*SET TASK*:
Up to and including the line that contains "import plotly.graph_objects as go", repeat each line of the data exactly, starting from the first.

*INFORMATION PROVIDED*:

• • • • • • •

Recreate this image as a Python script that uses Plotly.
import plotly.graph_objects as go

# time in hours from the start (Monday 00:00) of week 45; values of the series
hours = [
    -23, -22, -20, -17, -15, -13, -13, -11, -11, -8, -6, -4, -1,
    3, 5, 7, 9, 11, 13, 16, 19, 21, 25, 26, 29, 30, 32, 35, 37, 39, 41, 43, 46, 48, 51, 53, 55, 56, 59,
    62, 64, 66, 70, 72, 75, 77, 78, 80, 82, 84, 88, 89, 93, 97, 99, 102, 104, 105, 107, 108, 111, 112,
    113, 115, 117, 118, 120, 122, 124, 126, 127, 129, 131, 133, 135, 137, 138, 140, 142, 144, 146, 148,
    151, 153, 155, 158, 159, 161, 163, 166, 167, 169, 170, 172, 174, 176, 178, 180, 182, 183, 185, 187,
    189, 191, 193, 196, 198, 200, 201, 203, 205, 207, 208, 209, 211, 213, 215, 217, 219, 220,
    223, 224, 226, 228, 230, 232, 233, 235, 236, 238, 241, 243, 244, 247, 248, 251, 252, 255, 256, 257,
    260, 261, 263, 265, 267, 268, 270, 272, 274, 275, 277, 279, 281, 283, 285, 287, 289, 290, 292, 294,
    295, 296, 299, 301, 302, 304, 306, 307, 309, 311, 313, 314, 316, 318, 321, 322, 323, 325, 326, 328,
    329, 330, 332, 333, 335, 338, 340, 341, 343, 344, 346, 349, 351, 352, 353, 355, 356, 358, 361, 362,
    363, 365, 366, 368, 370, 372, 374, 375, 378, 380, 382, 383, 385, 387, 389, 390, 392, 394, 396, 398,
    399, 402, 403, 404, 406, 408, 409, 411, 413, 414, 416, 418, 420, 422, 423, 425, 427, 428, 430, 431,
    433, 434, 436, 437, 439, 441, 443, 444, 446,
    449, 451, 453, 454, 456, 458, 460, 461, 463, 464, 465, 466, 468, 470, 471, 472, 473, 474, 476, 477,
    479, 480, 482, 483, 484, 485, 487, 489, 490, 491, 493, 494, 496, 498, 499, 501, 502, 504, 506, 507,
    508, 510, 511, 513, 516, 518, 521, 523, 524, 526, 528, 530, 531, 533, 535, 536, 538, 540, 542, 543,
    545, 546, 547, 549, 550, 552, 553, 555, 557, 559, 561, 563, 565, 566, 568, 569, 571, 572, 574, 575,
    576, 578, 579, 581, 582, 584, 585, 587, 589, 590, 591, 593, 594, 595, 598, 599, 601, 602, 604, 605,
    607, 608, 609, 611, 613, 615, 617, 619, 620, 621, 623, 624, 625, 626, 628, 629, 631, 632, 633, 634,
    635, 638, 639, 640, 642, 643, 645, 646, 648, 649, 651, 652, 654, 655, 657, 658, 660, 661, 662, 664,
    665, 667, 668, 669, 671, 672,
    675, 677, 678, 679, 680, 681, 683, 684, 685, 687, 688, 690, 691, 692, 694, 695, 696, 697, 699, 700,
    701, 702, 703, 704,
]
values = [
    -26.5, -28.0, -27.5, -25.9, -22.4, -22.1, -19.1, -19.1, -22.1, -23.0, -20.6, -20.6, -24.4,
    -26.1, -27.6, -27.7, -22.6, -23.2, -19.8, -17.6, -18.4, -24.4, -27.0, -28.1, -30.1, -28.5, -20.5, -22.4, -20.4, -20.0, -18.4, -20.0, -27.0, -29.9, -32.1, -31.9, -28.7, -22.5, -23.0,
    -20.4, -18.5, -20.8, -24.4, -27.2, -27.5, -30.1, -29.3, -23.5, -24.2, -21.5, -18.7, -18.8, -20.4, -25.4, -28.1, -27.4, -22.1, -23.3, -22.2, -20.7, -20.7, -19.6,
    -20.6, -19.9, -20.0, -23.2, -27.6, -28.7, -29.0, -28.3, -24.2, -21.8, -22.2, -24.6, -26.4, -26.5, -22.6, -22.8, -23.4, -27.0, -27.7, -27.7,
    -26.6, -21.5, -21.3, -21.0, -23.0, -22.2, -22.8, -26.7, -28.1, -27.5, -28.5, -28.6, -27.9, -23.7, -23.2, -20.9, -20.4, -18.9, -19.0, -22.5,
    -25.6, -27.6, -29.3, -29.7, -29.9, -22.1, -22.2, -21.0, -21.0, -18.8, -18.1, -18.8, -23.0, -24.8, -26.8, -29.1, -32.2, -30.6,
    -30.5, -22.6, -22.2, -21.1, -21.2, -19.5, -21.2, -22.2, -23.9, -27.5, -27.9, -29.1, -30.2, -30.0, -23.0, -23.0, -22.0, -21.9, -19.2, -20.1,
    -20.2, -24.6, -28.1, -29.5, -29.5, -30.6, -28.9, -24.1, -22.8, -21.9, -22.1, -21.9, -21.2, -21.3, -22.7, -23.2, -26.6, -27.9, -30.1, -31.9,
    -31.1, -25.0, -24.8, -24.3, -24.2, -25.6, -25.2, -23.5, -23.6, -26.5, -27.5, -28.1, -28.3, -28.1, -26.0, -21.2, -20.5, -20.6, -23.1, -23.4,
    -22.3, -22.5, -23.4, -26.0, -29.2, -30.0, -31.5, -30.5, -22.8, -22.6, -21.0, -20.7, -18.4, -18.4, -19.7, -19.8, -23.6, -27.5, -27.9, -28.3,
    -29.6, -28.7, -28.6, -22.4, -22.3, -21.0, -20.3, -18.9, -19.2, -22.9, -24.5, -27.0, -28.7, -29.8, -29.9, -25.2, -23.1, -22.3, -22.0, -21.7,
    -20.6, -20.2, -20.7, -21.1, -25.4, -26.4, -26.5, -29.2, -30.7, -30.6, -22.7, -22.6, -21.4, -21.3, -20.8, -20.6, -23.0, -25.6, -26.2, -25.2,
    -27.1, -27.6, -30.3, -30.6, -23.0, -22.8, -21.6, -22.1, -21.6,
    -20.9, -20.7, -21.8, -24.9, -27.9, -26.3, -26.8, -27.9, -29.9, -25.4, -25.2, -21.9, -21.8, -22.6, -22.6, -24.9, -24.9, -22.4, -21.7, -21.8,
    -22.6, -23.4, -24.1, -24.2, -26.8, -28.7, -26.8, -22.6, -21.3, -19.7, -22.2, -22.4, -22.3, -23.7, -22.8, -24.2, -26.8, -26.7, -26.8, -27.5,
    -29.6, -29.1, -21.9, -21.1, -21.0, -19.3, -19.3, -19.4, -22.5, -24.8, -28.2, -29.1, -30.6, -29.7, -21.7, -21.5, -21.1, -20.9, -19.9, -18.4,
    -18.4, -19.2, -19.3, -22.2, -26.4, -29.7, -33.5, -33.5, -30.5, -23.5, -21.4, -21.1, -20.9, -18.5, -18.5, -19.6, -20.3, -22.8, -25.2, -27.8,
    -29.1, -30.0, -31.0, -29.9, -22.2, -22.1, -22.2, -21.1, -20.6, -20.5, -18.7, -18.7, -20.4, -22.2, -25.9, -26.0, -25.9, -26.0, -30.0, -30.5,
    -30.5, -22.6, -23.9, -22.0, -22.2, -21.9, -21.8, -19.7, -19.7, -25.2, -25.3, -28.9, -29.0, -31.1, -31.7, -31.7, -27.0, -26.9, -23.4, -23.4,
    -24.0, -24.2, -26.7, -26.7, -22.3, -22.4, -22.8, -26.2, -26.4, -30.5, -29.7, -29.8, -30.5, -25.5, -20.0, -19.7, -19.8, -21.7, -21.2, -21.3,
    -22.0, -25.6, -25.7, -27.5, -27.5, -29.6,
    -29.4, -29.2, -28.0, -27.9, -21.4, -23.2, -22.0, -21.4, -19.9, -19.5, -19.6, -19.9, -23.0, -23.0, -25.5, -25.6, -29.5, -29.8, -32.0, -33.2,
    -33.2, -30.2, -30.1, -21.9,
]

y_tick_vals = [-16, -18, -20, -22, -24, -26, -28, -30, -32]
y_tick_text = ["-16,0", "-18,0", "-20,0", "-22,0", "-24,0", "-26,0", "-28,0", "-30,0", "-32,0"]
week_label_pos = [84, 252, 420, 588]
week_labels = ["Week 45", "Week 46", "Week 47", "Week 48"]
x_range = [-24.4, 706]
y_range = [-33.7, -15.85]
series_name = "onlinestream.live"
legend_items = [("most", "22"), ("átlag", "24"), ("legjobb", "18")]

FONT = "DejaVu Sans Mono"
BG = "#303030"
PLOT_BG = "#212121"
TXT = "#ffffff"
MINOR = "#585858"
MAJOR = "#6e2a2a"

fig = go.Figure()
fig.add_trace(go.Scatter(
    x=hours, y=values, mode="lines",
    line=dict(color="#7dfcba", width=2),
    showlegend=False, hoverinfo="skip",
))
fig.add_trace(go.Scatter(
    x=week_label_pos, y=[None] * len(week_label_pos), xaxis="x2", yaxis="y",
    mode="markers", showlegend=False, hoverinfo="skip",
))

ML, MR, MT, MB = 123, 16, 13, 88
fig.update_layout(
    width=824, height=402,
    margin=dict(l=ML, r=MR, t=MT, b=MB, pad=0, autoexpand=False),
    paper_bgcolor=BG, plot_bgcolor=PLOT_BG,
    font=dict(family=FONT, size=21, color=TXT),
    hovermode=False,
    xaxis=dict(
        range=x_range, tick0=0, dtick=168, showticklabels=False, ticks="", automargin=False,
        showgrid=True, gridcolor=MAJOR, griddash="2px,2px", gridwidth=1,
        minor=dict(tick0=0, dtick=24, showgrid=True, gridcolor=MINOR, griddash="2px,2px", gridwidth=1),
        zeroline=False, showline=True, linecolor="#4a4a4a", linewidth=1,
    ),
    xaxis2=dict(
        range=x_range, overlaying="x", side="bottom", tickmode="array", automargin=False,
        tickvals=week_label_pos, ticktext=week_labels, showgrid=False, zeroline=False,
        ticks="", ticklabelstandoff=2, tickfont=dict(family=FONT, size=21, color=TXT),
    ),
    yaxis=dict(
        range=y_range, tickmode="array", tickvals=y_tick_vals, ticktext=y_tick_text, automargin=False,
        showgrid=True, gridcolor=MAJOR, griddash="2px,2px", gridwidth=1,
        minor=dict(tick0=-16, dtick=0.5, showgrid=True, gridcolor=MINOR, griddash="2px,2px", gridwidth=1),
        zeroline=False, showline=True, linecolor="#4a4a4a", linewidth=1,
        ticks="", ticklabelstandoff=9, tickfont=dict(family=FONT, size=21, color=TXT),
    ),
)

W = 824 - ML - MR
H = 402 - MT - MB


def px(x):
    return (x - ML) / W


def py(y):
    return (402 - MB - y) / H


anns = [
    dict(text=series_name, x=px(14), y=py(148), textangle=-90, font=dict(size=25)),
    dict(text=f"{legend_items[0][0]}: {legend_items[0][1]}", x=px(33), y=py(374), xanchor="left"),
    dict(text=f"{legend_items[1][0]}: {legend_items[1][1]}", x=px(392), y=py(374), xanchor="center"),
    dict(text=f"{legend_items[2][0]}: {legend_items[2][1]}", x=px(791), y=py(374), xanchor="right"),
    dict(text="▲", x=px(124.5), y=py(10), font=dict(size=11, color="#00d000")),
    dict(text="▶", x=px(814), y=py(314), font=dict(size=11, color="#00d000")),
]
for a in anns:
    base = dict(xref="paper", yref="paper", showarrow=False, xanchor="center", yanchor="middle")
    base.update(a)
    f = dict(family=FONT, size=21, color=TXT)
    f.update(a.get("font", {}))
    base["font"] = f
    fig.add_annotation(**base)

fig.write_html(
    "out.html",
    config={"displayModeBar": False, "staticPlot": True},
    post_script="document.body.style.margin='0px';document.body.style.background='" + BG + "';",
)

• • • • • • •

*ANSWER TO THE PROBLEM*:
Recreate this image as a Python script that uses Plotly.
import plotly.graph_objects as go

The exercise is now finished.